→ **EXERCISE GOAL**
Skip all pictures, then copy the lines from the start of the data through the line with "const YMAX = yTickVals[yTickVals.length - 1];", keeping both ends.

→ **DATASET EXTRACT**

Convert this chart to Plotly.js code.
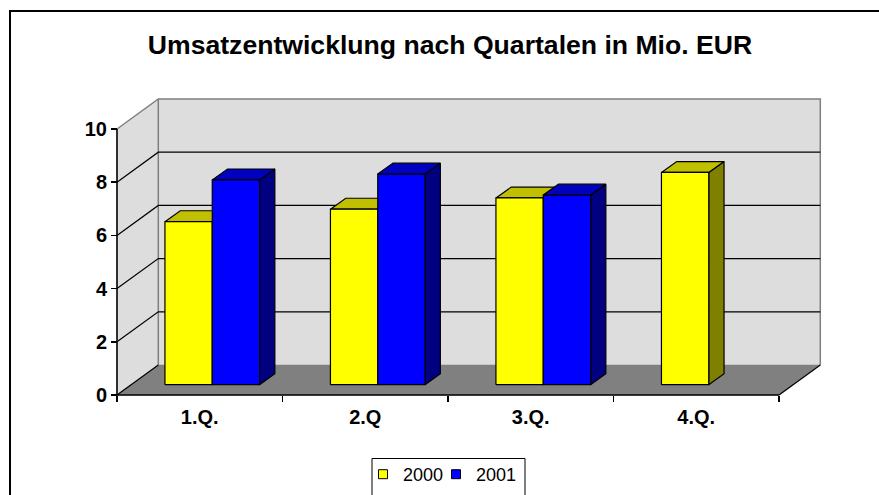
<!DOCTYPE html>
<html>
<head>
<meta charset="utf-8">
<script src="https://cdn.plot.ly/plotly-3.0.1.min.js"></script>
<style>html,body{margin:0;padding:0;background:#fff;}#chart{width:879px;height:495px;}</style>
</head>
<body>
<div id="chart"></div>
<script>
// ---- data ----
const categories = ['1.Q.', '2.Q', '3.Q.', '4.Q.'];
const seriesNames = ['2000', '2001'];
const values2000 = [6.13, 6.6, 7.02, 7.98];
const values2001 = [7.7, 7.92, 7.13, null];
const yTickVals = [0, 2, 4, 6, 8, 10];
const gridVals = [2, 4, 6, 8];

// ---- layout / style constants ----
const W = 879, H = 495;
const M = {l: 100, r: 40, t: 90, b: 90, autoexpand: false};
const PX_X = 165.5, PX_Y = 26.6;          // pixels per data unit
const ORIGIN_X = 117, ORIGIN_Y = 395;     // pixel of (0,0) front corner
const xRange = [(M.l - ORIGIN_X) / PX_X, (W - M.r - ORIGIN_X) / PX_X];
const yRange = [-(H - M.b - ORIGIN_Y) / PX_Y, (ORIGIN_Y - M.t) / PX_Y];
const DX = 41.3 / PX_X, DY = 30 / PX_Y;   // wall depth vector
const BOX = 12.5 / PX_X, BOY = 10.3 / PX_Y; // bar front offset
const BDX = 15.3 / PX_X, BDY = 10.9 / PX_Y; // bar depth vector
const BW = 47.3 / PX_X;                   // bar width
const NCAT = categories.length;
const YMAX = yTickVals[yTickVals.length - 1];

const colors = {
  '2000': {front: '#FFFF00', top: '#C0C000', side: '#808000'},
  '2001': {front: '#0000FF', top: '#0000C0', side: '#000080'}
};
const WALL = '#DDDDDD', FLOOR = '#808080', EDGE = '#808080';
const FONT = 'Liberation Sans, Arial, sans-serif';

const pw = W - M.l - M.r, ph = H - M.t - M.b;
const paperX = px => (px - M.l) / pw;
const paperY = py => (H - M.b - py) / ph;

function polys(list) {
  const x = [], y = [];
  list.forEach(p => {
    p.forEach(pt => { x.push(pt[0]); y.push(pt[1]); });
    x.push(p[0][0]); y.push(p[0][1]);
    x.push(null); y.push(null);
  });
  return {x, y};
}
function fillTrace(list, fill, lineColor, lw) {
  const d = polys(list);
  return {type: 'scatter', mode: 'lines', x: d.x, y: d.y, fill: 'toself',
    fillcolor: fill, line: {color: lineColor, width: lw}, hoverinfo: 'skip',
    showlegend: false};
}
function lineTrace(segs, color, lw) {
  const x = [], y = [];
  segs.forEach(s => { s.forEach(pt => { x.push(pt[0]); y.push(pt[1]); }); x.push(null); y.push(null); });
  return {type: 'scatter', mode: 'lines', x, y, line: {color, width: lw},
    hoverinfo: 'skip', showlegend: false};
}

const traces = [];
// walls and floor
traces.push(fillTrace([[[0, 0], [DX, DY], [DX, YMAX + DY], [0, YMAX]]], WALL, WALL, 0.5));
traces.push(fillTrace([[[DX, DY], [NCAT + DX, DY], [NCAT + DX, YMAX + DY], [DX, YMAX + DY]]], WALL, WALL, 0.5));
traces.push(fillTrace([[[0, 0], [NCAT, 0], [NCAT + DX, DY], [DX, DY]]], FLOOR, FLOOR, 0.5));
// gray edges
traces.push(lineTrace([
  [[0, YMAX], [DX, YMAX + DY], [NCAT + DX, YMAX + DY], [NCAT + DX, DY]],
  [[DX, DY], [DX, YMAX + DY]]
], EDGE, 1.5));
// black gridlines on side and back wall
traces.push(lineTrace(gridVals.map(v => [[0, v], [DX, v + DY], [NCAT + DX, v + DY]]), '#000000', 1.2));
traces.push(lineTrace([[[0, 0], [DX, DY]], [[NCAT, 0], [NCAT + DX, DY]]], '#000000', 1.2));

// bars
const seriesData = [values2000, values2001];
seriesData.forEach((vals, si) => {
  const c = colors[seriesNames[si]];
  const sides = [], tops = [], fronts = [];
  vals.forEach((v, k) => {
    if (v === null || v === undefined) return;
    const x0 = k + 0.5 - BW + si * BW + BOX;
    const x1 = x0 + BW;
    const yb = BOY, yt = BOY + v;
    fronts.push([[x0, yb], [x1, yb], [x1, yt], [x0, yt]]);
    tops.push([[x0, yt], [x1, yt], [x1 + BDX, yt + BDY], [x0 + BDX, yt + BDY]]);
    sides.push([[x1, yb], [x1 + BDX, yb + BDY], [x1 + BDX, yt + BDY], [x1, yt]]);
  });
  traces.push(fillTrace(sides, c.side, '#000000', 1.2));
  traces.push(fillTrace(tops, c.top, '#000000', 1.2));
  traces.push(fillTrace(fronts, c.front, '#000000', 1.2));
});

// front axes lines
traces.push(lineTrace([[[0, 0], [0, YMAX]], [[0, 0], [NCAT, 0]]], '#000000', 1.6));

// legend entries (one legend per entry so their spacing can match the original)
seriesNames.forEach((n, i) => {
  traces.push({type: 'scatter', mode: 'markers', x: [null], y: [null], name: n,
    legend: i === 0 ? 'legend' : 'legend2',
    marker: {symbol: 'square', size: 9, color: colors[n].front, line: {color: '#000000', width: 1}},
    showlegend: true, hoverinfo: 'skip'});
});

const legendBase = {orientation: 'h', xanchor: 'left', y: paperY(456), yanchor: 'top',
  font: {family: FONT, size: 18, color: '#000000'}, bgcolor: 'rgba(0,0,0,0)', borderwidth: 0,
  itemwidth: 30};

const layout = {
  width: W, height: H,
  margin: M,
  paper_bgcolor: '#ffffff', plot_bgcolor: 'rgba(0,0,0,0)',
  font: {family: FONT, color: '#000000'},
  title: {text: 'Umsatzentwicklung nach Quartalen in Mio. EUR',
    font: {family: FONT, size: 26.6, weight: 'bold', color: '#000000'},
    x: 450 / W, xanchor: 'center', xref: 'container',
    y: 1 - 45 / H, yanchor: 'middle', yref: 'container'},
  xaxis: {range: xRange, domain: [0, 1], anchor: 'free', position: paperY(ORIGIN_Y),
    tickmode: 'array', tickvals: categories.map((_, k) => k + 0.5), ticktext: categories,
    ticks: '', showline: false, showgrid: false, zeroline: false, fixedrange: true,
    ticklabelstandoff: 8,
    tickfont: {family: FONT, size: 20, weight: 'bold', color: '#000000'},
    minor: {tick0: 0, dtick: 1, ticks: 'outside', ticklen: 6, tickwidth: 1.5, tickcolor: '#000000', showgrid: false}},
  yaxis: {range: yRange, domain: [0, 1], anchor: 'free', position: paperX(ORIGIN_X),
    tickmode: 'array', tickvals: yTickVals,
    ticks: 'outside', ticklen: 6, tickwidth: 1.5, tickcolor: '#000000',
    showline: false, showgrid: false, zeroline: false, fixedrange: true,
    tickfont: {family: FONT, size: 20, weight: 'bold', color: '#000000'}},
  showlegend: true,
  legend: Object.assign({}, legendBase, {x: paperX(363)}),
  legend2: Object.assign({}, legendBase, {x: paperX(436)}),
  shapes: [
    {type: 'rect', xref: 'paper', yref: 'paper', x0: paperX(10), x1: paperX(920), y0: paperY(540), y1: paperY(11),
      line: {color: '#000000', width: 2}, fillcolor: 'rgba(0,0,0,0)', layer: 'below'},
    {type: 'rect', xref: 'paper', yref: 'paper', x0: paperX(372), x1: paperX(525), y0: paperY(540), y1: paperY(458.5),
      line: {color: '#000000', width: 1}, fillcolor: 'rgba(0,0,0,0)'}
  ]
};

Plotly.newPlot('chart', traces, layout, {staticPlot: true, displayModeBar: false});
</script>
</body>
</html>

→ **SOLVED PROBLEM**
Convert this chart to Plotly.js code.
<!DOCTYPE html>
<html>
<head>
<meta charset="utf-8">
<script src="https://cdn.plot.ly/plotly-3.0.1.min.js"></script>
<style>html,body{margin:0;padding:0;background:#fff;}#chart{width:879px;height:495px;}</style>
</head>
<body>
<div id="chart"></div>
<script>
// ---- data ----
const categories = ['1.Q.', '2.Q', '3.Q.', '4.Q.'];
const seriesNames = ['2000', '2001'];
const values2000 = [6.13, 6.6, 7.02, 7.98];
const values2001 = [7.7, 7.92, 7.13, null];
const yTickVals = [0, 2, 4, 6, 8, 10];
const gridVals = [2, 4, 6, 8];

// ---- layout / style constants ----
const W = 879, H = 495;
const M = {l: 100, r: 40, t: 90, b: 90, autoexpand: false};
const PX_X = 165.5, PX_Y = 26.6;          // pixels per data unit
const ORIGIN_X = 117, ORIGIN_Y = 395;     // pixel of (0,0) front corner
const xRange = [(M.l - ORIGIN_X) / PX_X, (W - M.r - ORIGIN_X) / PX_X];
const yRange = [-(H - M.b - ORIGIN_Y) / PX_Y, (ORIGIN_Y - M.t) / PX_Y];
const DX = 41.3 / PX_X, DY = 30 / PX_Y;   // wall depth vector
const BOX = 12.5 / PX_X, BOY = 10.3 / PX_Y; // bar front offset
const BDX = 15.3 / PX_X, BDY = 10.9 / PX_Y; // bar depth vector
const BW = 47.3 / PX_X;                   // bar width
const NCAT = categories.length;
const YMAX = yTickVals[yTickVals.length - 1];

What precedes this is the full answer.